● WHAT THE TASK ASKS
Gather all lines from the material that contain the word "Give".

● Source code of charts

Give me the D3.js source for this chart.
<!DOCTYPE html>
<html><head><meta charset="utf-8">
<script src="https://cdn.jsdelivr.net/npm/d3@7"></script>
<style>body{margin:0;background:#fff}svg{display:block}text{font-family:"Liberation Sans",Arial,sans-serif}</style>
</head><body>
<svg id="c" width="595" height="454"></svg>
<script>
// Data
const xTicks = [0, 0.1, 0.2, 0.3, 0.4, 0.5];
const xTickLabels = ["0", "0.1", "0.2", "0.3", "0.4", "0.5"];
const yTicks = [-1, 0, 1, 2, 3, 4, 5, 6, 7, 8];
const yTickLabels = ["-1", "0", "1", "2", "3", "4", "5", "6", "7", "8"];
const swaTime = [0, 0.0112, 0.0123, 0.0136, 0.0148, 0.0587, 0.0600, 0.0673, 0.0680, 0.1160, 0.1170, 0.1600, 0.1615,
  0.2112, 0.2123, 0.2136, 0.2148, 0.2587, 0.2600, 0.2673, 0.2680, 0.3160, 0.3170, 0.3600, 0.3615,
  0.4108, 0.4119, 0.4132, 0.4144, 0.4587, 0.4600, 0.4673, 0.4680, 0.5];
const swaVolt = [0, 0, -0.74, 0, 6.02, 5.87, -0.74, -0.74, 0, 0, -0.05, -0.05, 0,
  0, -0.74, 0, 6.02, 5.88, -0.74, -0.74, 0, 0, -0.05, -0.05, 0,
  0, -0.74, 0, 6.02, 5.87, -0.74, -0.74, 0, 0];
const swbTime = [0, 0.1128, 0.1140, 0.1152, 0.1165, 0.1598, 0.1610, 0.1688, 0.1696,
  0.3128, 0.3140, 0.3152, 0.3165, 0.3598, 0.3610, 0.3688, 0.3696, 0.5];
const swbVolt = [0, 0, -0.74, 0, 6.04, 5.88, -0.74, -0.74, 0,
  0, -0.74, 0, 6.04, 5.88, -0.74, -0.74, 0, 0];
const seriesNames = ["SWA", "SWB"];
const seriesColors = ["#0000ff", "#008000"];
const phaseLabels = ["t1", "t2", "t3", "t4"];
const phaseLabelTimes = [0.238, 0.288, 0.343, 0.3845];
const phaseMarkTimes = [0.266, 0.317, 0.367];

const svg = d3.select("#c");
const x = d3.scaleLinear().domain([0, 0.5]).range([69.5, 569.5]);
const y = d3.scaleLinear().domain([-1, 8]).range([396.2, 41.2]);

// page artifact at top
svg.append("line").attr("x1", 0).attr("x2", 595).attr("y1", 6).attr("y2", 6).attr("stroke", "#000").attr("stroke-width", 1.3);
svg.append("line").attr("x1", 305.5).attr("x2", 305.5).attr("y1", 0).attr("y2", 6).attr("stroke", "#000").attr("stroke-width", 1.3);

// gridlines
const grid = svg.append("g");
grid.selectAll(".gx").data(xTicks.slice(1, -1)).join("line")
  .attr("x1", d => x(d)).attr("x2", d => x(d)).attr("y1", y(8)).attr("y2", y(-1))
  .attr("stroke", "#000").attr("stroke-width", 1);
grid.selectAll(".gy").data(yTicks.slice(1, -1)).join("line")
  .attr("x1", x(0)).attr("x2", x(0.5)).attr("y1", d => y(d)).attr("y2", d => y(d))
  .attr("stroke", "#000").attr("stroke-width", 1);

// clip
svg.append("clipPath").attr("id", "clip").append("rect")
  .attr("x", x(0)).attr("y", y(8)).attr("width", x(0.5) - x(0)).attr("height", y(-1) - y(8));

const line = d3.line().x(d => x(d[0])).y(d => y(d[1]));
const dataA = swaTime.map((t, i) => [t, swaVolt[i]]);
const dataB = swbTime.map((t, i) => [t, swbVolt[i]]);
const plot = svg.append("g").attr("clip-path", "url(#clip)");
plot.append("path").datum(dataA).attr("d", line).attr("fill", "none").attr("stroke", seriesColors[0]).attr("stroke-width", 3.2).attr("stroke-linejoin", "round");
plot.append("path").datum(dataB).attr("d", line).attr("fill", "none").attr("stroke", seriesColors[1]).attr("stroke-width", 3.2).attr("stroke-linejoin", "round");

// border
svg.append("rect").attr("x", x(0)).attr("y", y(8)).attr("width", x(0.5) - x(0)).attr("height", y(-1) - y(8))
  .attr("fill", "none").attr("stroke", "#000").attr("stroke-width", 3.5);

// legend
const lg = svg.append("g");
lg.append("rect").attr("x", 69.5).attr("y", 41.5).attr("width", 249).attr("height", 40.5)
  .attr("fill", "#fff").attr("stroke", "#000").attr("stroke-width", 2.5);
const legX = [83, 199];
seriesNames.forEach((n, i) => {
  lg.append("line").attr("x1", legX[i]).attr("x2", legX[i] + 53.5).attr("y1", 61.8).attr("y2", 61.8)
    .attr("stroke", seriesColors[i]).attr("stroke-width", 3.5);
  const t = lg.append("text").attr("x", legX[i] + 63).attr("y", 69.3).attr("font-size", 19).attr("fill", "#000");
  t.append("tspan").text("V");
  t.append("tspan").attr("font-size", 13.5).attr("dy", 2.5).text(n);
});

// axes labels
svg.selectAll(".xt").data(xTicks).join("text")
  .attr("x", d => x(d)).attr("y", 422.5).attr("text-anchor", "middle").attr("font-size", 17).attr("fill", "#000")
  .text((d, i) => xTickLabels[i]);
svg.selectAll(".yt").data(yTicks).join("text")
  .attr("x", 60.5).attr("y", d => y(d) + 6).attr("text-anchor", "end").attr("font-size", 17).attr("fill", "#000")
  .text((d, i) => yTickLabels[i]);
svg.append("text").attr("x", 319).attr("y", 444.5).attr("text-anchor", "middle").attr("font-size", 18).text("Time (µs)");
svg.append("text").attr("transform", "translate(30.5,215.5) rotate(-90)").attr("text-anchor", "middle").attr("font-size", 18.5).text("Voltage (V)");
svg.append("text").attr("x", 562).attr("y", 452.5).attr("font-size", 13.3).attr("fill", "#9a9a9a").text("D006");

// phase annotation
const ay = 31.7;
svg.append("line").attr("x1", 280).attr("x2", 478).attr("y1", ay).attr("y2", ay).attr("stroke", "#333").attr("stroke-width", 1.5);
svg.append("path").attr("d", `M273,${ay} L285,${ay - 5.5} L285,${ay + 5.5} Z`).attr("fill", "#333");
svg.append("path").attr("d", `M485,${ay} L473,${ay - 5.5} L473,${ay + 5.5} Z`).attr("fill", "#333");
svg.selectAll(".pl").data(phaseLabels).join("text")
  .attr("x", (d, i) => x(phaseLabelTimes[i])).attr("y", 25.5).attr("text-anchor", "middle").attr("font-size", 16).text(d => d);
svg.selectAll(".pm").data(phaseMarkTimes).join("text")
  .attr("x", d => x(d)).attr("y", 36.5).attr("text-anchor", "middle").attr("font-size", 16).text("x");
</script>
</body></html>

* * *

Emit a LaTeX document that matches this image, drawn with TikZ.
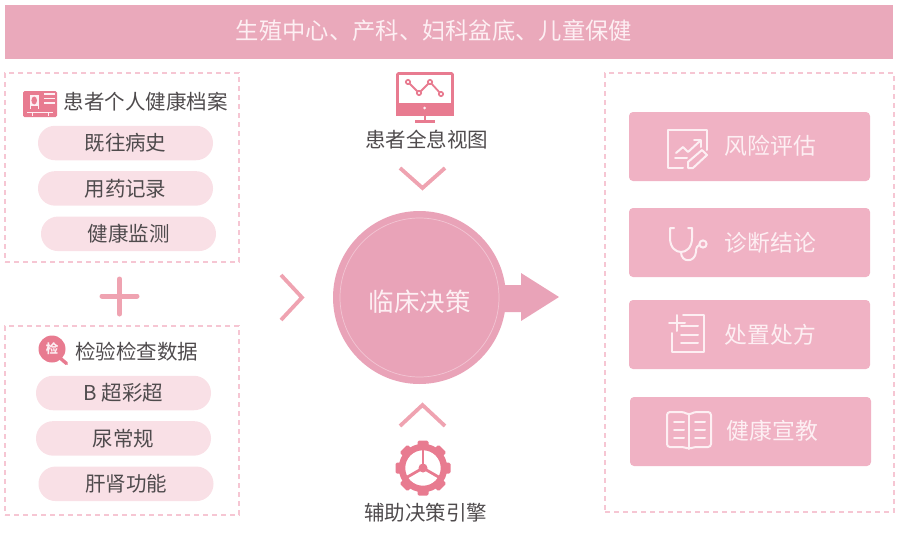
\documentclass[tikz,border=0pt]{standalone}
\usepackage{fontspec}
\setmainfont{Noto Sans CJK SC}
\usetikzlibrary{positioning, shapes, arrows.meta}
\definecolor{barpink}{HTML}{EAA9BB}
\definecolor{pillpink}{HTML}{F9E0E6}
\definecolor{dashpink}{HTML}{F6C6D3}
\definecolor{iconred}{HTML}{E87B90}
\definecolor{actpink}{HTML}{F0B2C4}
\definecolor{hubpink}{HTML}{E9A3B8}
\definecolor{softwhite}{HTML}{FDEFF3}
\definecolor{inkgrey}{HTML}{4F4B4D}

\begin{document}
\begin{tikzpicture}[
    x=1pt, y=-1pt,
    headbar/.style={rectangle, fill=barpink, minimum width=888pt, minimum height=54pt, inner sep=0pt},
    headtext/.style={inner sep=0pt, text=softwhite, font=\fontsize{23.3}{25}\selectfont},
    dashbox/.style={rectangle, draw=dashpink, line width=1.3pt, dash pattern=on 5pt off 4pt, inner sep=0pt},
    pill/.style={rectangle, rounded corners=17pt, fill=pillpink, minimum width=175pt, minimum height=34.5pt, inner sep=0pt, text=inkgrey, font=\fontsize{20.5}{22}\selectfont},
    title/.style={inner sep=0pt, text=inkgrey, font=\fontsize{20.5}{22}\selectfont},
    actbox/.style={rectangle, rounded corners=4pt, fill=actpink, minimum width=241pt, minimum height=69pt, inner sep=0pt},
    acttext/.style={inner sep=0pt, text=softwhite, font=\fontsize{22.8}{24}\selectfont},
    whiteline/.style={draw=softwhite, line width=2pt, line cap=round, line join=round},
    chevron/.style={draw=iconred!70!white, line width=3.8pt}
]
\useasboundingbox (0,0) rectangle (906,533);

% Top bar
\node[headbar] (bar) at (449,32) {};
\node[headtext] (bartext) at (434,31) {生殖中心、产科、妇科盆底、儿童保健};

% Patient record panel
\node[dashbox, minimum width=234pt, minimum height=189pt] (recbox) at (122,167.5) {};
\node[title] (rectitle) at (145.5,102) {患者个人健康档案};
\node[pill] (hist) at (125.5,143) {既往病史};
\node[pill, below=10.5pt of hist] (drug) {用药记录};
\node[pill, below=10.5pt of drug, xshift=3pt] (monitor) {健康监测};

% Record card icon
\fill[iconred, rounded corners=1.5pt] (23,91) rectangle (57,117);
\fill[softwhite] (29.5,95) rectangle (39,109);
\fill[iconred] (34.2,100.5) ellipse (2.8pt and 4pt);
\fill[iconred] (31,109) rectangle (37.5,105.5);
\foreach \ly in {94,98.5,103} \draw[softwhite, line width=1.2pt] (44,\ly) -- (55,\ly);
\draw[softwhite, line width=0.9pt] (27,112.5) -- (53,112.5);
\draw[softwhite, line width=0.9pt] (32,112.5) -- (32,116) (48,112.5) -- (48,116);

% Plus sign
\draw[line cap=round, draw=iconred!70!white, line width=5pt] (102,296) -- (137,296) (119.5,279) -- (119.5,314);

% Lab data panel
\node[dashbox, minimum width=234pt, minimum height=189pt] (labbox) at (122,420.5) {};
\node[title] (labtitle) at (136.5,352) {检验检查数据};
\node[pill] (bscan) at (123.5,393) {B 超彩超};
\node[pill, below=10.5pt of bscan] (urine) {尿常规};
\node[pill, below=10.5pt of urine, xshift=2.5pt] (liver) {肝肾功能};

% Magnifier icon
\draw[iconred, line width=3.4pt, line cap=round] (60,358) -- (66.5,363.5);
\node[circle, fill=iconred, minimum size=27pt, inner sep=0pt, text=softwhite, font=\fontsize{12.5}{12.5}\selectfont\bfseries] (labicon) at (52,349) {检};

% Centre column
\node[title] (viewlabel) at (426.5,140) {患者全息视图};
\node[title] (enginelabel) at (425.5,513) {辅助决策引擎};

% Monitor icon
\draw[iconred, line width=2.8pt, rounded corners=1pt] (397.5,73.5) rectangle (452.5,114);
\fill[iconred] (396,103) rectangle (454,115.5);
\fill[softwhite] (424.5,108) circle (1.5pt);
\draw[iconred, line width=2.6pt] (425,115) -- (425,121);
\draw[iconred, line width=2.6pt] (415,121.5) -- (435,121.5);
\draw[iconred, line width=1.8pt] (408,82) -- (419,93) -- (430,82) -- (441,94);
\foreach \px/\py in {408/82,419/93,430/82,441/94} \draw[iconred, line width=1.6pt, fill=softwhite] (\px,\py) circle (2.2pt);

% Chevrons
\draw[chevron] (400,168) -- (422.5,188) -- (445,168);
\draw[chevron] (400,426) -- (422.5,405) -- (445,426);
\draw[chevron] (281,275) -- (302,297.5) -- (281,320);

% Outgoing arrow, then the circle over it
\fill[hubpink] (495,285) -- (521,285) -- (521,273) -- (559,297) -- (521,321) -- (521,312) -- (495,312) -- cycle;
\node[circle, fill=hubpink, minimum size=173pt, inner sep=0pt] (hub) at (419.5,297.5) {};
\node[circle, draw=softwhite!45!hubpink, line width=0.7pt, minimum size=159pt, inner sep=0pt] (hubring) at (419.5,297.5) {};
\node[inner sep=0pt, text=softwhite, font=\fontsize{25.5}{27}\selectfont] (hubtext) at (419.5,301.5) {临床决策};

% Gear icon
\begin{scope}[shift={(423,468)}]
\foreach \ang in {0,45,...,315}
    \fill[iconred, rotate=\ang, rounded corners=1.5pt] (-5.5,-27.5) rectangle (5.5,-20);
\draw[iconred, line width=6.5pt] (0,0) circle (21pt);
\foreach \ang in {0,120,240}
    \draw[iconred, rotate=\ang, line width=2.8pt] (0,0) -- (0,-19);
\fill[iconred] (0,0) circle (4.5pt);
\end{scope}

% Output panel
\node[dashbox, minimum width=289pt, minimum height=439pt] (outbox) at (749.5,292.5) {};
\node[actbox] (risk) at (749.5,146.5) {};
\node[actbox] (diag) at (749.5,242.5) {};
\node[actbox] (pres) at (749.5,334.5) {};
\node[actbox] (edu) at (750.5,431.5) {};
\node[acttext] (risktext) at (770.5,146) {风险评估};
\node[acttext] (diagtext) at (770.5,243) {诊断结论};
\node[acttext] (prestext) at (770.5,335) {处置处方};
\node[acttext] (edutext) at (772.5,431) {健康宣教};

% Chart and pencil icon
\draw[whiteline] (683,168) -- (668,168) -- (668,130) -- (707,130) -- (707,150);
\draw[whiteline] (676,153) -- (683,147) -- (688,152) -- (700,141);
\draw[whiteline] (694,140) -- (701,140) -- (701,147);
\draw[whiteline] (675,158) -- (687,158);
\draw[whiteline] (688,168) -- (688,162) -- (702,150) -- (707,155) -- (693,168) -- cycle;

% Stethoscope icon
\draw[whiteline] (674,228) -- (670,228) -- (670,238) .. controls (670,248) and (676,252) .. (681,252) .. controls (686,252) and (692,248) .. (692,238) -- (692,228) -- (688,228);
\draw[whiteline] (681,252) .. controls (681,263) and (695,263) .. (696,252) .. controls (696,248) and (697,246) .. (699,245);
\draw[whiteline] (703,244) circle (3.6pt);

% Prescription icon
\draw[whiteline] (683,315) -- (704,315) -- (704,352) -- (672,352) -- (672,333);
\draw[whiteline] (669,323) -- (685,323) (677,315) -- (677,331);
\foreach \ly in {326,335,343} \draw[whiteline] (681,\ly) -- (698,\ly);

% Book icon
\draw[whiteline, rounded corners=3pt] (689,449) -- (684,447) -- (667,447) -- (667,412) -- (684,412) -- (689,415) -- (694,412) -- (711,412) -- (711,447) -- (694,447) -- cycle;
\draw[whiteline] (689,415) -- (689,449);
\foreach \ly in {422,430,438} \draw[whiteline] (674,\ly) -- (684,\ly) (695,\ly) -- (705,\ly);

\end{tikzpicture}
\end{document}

---

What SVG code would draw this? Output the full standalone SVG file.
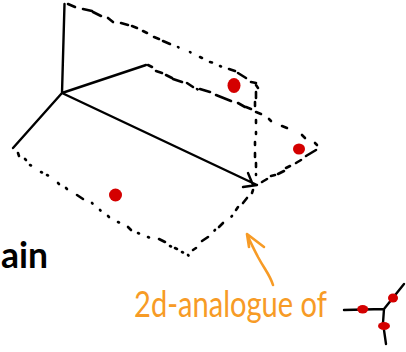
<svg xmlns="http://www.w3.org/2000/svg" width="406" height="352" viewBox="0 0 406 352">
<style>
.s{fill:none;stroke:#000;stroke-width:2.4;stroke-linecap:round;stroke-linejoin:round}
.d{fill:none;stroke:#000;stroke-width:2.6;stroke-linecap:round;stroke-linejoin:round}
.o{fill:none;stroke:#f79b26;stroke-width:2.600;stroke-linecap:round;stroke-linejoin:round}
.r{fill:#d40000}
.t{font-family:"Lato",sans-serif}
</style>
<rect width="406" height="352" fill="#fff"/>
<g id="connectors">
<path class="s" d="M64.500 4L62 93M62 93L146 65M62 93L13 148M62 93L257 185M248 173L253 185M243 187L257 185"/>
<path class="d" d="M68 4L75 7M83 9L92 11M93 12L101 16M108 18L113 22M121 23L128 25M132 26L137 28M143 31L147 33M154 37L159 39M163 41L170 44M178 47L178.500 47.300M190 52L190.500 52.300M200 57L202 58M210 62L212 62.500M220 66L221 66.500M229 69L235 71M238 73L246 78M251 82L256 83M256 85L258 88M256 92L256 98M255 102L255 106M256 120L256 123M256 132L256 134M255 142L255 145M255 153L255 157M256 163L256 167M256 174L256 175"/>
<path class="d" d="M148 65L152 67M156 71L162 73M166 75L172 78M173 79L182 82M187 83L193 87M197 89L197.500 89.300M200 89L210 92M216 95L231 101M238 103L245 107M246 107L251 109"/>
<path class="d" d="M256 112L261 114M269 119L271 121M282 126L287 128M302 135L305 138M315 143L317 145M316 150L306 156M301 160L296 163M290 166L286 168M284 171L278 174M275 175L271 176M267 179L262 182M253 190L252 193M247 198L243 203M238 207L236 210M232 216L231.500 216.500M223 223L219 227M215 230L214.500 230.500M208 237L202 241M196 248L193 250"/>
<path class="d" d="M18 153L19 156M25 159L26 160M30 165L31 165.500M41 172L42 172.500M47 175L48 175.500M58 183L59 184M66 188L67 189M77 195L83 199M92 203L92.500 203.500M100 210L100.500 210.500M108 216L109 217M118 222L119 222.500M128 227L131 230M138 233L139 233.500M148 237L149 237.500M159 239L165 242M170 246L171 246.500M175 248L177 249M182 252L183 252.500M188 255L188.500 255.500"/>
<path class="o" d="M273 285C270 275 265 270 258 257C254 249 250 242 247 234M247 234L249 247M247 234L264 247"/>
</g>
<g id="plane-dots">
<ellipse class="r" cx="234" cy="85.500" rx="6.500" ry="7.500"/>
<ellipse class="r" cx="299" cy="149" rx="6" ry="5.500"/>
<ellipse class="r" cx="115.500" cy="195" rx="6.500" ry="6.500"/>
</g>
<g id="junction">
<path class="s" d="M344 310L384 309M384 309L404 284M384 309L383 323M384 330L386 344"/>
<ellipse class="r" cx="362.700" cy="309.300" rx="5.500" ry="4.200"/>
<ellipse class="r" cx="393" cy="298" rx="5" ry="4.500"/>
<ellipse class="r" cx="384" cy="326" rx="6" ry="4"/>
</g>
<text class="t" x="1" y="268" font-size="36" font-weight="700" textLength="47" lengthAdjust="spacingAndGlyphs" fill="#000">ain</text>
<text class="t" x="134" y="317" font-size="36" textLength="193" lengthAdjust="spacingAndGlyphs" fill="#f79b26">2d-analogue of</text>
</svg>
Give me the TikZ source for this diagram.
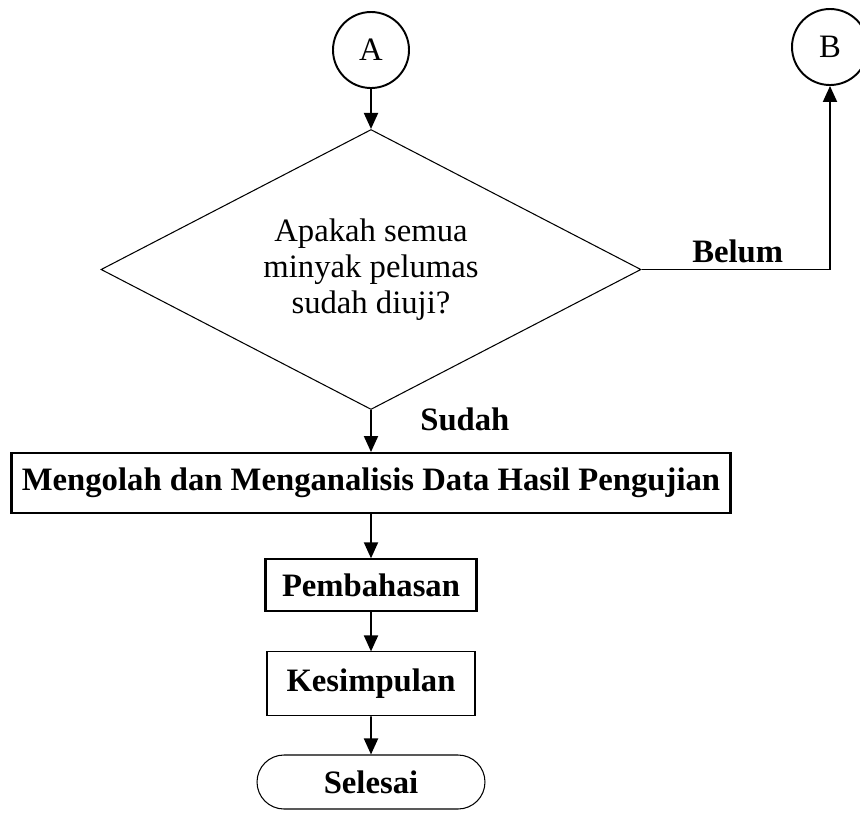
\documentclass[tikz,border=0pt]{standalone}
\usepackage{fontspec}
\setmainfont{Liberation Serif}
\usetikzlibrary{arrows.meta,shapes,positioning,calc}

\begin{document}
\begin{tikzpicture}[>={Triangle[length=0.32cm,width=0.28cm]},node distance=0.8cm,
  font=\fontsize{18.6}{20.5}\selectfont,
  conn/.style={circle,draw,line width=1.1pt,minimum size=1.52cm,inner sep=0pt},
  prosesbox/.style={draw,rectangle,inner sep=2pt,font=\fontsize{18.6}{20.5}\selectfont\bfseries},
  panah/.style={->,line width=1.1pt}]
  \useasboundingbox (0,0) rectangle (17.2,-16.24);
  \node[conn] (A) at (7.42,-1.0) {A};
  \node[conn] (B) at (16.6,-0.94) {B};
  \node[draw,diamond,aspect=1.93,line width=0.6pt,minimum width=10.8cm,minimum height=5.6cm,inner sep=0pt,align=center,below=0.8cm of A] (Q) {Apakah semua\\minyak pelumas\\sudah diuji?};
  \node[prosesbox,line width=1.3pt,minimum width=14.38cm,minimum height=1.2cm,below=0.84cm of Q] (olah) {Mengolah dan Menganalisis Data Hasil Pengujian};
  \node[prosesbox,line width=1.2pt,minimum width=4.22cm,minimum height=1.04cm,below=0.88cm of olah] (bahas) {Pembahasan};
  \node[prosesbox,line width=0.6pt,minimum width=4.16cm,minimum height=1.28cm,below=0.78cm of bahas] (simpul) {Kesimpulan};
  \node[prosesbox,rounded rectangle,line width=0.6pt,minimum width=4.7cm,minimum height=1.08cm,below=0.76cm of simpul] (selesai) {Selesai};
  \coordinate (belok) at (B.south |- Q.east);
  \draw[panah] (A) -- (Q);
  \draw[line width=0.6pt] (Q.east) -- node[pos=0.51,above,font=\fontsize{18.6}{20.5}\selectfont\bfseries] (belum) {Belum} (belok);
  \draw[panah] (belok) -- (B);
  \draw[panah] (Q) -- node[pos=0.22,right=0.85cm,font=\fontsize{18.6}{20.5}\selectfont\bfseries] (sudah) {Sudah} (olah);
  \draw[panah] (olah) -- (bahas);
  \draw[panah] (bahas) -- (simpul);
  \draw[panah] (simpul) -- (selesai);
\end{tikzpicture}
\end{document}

● THE ANSWER
Give me the D3.js source for this chart.
Give me the TikZ source for this diagram.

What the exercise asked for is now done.